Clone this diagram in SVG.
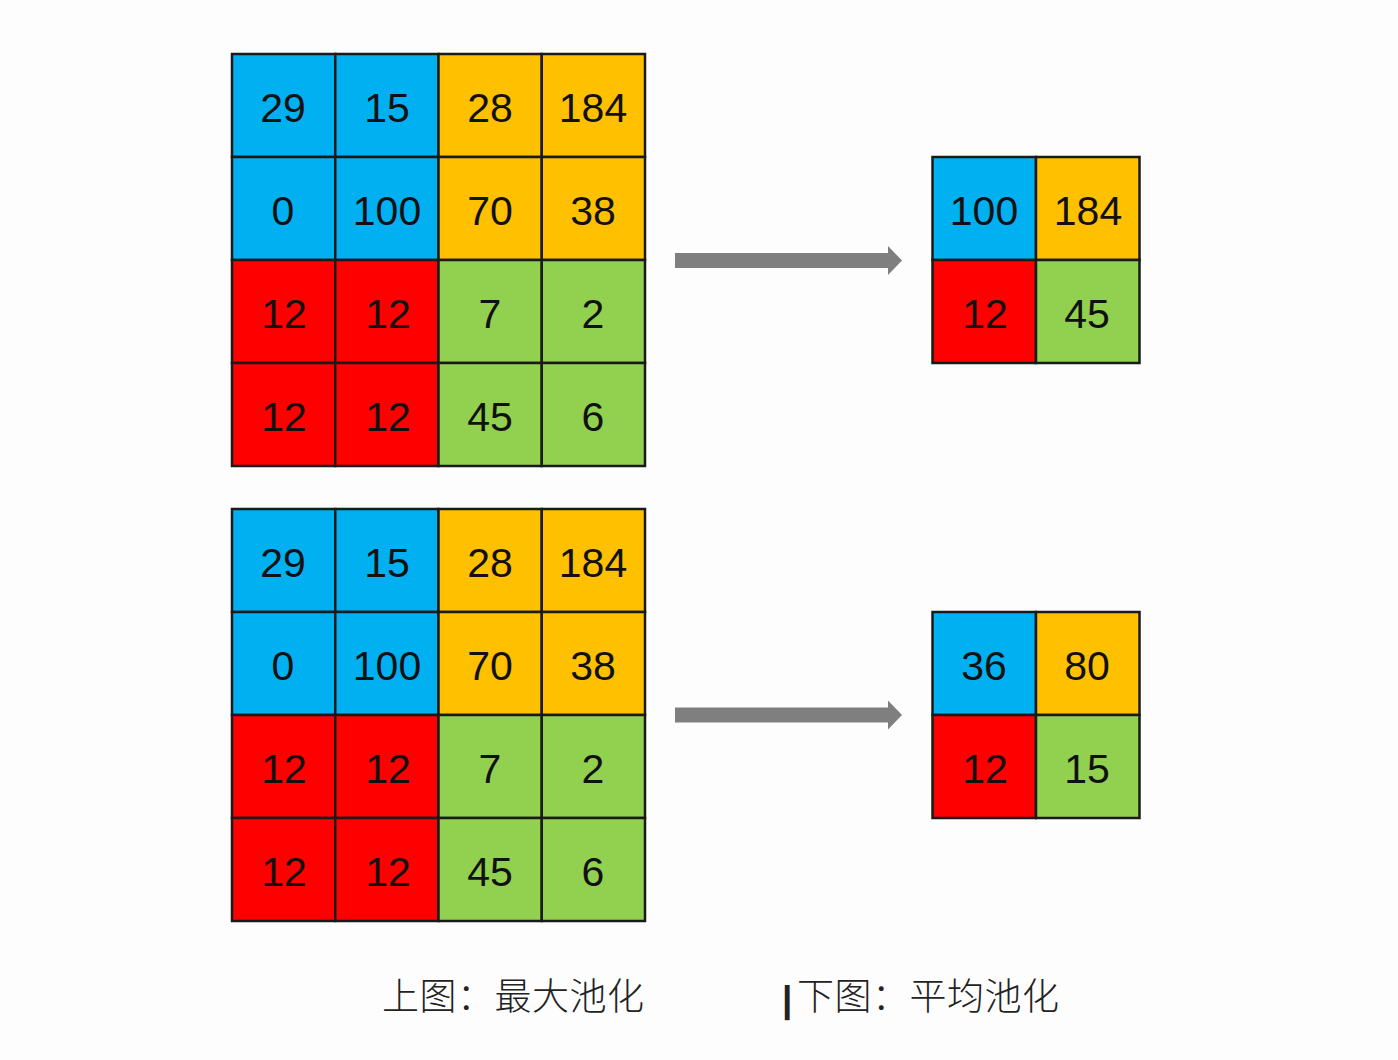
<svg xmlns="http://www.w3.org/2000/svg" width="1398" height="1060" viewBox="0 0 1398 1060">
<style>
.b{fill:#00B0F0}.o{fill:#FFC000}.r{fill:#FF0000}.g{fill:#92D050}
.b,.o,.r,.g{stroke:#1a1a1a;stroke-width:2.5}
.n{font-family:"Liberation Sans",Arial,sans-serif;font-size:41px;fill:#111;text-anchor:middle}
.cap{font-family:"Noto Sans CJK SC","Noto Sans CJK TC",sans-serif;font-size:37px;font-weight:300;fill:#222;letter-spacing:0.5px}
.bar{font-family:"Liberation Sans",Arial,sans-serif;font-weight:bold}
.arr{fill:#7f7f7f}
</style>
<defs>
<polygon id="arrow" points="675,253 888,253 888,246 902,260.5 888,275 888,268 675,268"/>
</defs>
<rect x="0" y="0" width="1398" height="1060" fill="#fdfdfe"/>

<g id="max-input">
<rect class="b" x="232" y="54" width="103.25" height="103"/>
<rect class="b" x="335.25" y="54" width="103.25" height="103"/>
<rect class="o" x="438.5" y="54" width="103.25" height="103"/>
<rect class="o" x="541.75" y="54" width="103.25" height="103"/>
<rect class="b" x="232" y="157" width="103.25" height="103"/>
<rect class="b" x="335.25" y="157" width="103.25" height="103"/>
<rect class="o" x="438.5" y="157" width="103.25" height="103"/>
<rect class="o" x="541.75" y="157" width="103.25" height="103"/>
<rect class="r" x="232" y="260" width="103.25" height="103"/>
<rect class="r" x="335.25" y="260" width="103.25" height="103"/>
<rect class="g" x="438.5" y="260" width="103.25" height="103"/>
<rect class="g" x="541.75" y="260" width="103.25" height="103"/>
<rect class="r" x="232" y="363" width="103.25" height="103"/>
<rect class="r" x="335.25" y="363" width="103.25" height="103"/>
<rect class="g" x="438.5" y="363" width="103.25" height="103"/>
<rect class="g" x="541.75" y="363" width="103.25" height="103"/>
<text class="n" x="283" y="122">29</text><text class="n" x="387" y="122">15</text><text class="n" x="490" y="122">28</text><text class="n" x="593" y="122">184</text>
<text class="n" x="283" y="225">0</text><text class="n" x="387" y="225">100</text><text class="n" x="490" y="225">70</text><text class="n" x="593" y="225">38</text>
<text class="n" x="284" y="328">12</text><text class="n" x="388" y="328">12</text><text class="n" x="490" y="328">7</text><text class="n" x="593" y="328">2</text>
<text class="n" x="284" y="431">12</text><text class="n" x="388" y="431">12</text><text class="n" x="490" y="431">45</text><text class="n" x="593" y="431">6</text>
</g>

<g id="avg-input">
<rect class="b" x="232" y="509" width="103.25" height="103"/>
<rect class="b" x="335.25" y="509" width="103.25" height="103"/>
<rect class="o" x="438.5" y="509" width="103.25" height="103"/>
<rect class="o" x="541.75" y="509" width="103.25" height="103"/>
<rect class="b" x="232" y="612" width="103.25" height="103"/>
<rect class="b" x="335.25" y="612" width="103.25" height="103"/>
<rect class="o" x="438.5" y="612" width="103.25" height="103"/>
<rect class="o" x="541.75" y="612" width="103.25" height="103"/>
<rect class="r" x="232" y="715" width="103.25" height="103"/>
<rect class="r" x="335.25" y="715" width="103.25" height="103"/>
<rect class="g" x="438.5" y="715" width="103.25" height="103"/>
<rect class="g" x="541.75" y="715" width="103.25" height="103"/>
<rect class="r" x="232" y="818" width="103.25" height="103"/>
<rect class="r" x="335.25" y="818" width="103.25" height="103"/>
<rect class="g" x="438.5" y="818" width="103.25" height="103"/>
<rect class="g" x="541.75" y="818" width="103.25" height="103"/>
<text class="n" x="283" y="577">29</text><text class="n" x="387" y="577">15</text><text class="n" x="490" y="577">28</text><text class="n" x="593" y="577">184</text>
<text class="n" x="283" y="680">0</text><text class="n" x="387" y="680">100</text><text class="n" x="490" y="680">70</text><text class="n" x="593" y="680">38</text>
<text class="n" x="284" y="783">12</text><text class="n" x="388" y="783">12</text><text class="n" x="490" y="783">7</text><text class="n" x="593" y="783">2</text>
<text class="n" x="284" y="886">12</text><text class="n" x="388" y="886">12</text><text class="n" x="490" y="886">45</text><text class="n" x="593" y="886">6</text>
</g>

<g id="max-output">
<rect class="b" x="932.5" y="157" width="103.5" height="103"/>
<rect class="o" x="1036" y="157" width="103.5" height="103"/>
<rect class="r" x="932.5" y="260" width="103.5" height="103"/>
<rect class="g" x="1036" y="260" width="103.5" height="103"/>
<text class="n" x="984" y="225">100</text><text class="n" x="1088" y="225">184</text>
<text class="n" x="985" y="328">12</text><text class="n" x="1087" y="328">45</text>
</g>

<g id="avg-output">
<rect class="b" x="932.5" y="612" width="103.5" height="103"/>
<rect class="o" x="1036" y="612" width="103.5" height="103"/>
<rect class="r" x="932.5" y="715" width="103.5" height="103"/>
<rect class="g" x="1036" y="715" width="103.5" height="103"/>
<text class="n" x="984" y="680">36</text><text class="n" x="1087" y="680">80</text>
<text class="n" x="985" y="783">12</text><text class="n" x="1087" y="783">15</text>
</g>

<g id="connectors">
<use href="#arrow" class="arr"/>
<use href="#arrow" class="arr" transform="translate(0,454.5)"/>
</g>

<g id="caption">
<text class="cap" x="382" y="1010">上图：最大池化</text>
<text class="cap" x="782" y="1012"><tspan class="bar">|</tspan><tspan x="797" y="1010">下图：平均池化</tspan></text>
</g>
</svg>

● ● ● ●

> DESCRIPTION OF THE TASK: Write the listing above out again exactly, dropping each image.

> WRITTEN REPLY:
Clone this diagram in SVG.
<svg xmlns="http://www.w3.org/2000/svg" width="1398" height="1060" viewBox="0 0 1398 1060">
<style>
.b{fill:#00B0F0}.o{fill:#FFC000}.r{fill:#FF0000}.g{fill:#92D050}
.b,.o,.r,.g{stroke:#1a1a1a;stroke-width:2.5}
.n{font-family:"Liberation Sans",Arial,sans-serif;font-size:41px;fill:#111;text-anchor:middle}
.cap{font-family:"Noto Sans CJK SC","Noto Sans CJK TC",sans-serif;font-size:37px;font-weight:300;fill:#222;letter-spacing:0.5px}
.bar{font-family:"Liberation Sans",Arial,sans-serif;font-weight:bold}
.arr{fill:#7f7f7f}
</style>
<defs>
<polygon id="arrow" points="675,253 888,253 888,246 902,260.5 888,275 888,268 675,268"/>
</defs>
<rect x="0" y="0" width="1398" height="1060" fill="#fdfdfe"/>

<g id="max-input">
<rect class="b" x="232" y="54" width="103.25" height="103"/>
<rect class="b" x="335.25" y="54" width="103.25" height="103"/>
<rect class="o" x="438.5" y="54" width="103.25" height="103"/>
<rect class="o" x="541.75" y="54" width="103.25" height="103"/>
<rect class="b" x="232" y="157" width="103.25" height="103"/>
<rect class="b" x="335.25" y="157" width="103.25" height="103"/>
<rect class="o" x="438.5" y="157" width="103.25" height="103"/>
<rect class="o" x="541.75" y="157" width="103.25" height="103"/>
<rect class="r" x="232" y="260" width="103.25" height="103"/>
<rect class="r" x="335.25" y="260" width="103.25" height="103"/>
<rect class="g" x="438.5" y="260" width="103.25" height="103"/>
<rect class="g" x="541.75" y="260" width="103.25" height="103"/>
<rect class="r" x="232" y="363" width="103.25" height="103"/>
<rect class="r" x="335.25" y="363" width="103.25" height="103"/>
<rect class="g" x="438.5" y="363" width="103.25" height="103"/>
<rect class="g" x="541.75" y="363" width="103.25" height="103"/>
<text class="n" x="283" y="122">29</text><text class="n" x="387" y="122">15</text><text class="n" x="490" y="122">28</text><text class="n" x="593" y="122">184</text>
<text class="n" x="283" y="225">0</text><text class="n" x="387" y="225">100</text><text class="n" x="490" y="225">70</text><text class="n" x="593" y="225">38</text>
<text class="n" x="284" y="328">12</text><text class="n" x="388" y="328">12</text><text class="n" x="490" y="328">7</text><text class="n" x="593" y="328">2</text>
<text class="n" x="284" y="431">12</text><text class="n" x="388" y="431">12</text><text class="n" x="490" y="431">45</text><text class="n" x="593" y="431">6</text>
</g>

<g id="avg-input">
<rect class="b" x="232" y="509" width="103.25" height="103"/>
<rect class="b" x="335.25" y="509" width="103.25" height="103"/>
<rect class="o" x="438.5" y="509" width="103.25" height="103"/>
<rect class="o" x="541.75" y="509" width="103.25" height="103"/>
<rect class="b" x="232" y="612" width="103.25" height="103"/>
<rect class="b" x="335.25" y="612" width="103.25" height="103"/>
<rect class="o" x="438.5" y="612" width="103.25" height="103"/>
<rect class="o" x="541.75" y="612" width="103.25" height="103"/>
<rect class="r" x="232" y="715" width="103.25" height="103"/>
<rect class="r" x="335.25" y="715" width="103.25" height="103"/>
<rect class="g" x="438.5" y="715" width="103.25" height="103"/>
<rect class="g" x="541.75" y="715" width="103.25" height="103"/>
<rect class="r" x="232" y="818" width="103.25" height="103"/>
<rect class="r" x="335.25" y="818" width="103.25" height="103"/>
<rect class="g" x="438.5" y="818" width="103.25" height="103"/>
<rect class="g" x="541.75" y="818" width="103.25" height="103"/>
<text class="n" x="283" y="577">29</text><text class="n" x="387" y="577">15</text><text class="n" x="490" y="577">28</text><text class="n" x="593" y="577">184</text>
<text class="n" x="283" y="680">0</text><text class="n" x="387" y="680">100</text><text class="n" x="490" y="680">70</text><text class="n" x="593" y="680">38</text>
<text class="n" x="284" y="783">12</text><text class="n" x="388" y="783">12</text><text class="n" x="490" y="783">7</text><text class="n" x="593" y="783">2</text>
<text class="n" x="284" y="886">12</text><text class="n" x="388" y="886">12</text><text class="n" x="490" y="886">45</text><text class="n" x="593" y="886">6</text>
</g>

<g id="max-output">
<rect class="b" x="932.5" y="157" width="103.5" height="103"/>
<rect class="o" x="1036" y="157" width="103.5" height="103"/>
<rect class="r" x="932.5" y="260" width="103.5" height="103"/>
<rect class="g" x="1036" y="260" width="103.5" height="103"/>
<text class="n" x="984" y="225">100</text><text class="n" x="1088" y="225">184</text>
<text class="n" x="985" y="328">12</text><text class="n" x="1087" y="328">45</text>
</g>

<g id="avg-output">
<rect class="b" x="932.5" y="612" width="103.5" height="103"/>
<rect class="o" x="1036" y="612" width="103.5" height="103"/>
<rect class="r" x="932.5" y="715" width="103.5" height="103"/>
<rect class="g" x="1036" y="715" width="103.5" height="103"/>
<text class="n" x="984" y="680">36</text><text class="n" x="1087" y="680">80</text>
<text class="n" x="985" y="783">12</text><text class="n" x="1087" y="783">15</text>
</g>

<g id="connectors">
<use href="#arrow" class="arr"/>
<use href="#arrow" class="arr" transform="translate(0,454.5)"/>
</g>

<g id="caption">
<text class="cap" x="382" y="1010">上图：最大池化</text>
<text class="cap" x="782" y="1012"><tspan class="bar">|</tspan><tspan x="797" y="1010">下图：平均池化</tspan></text>
</g>
</svg>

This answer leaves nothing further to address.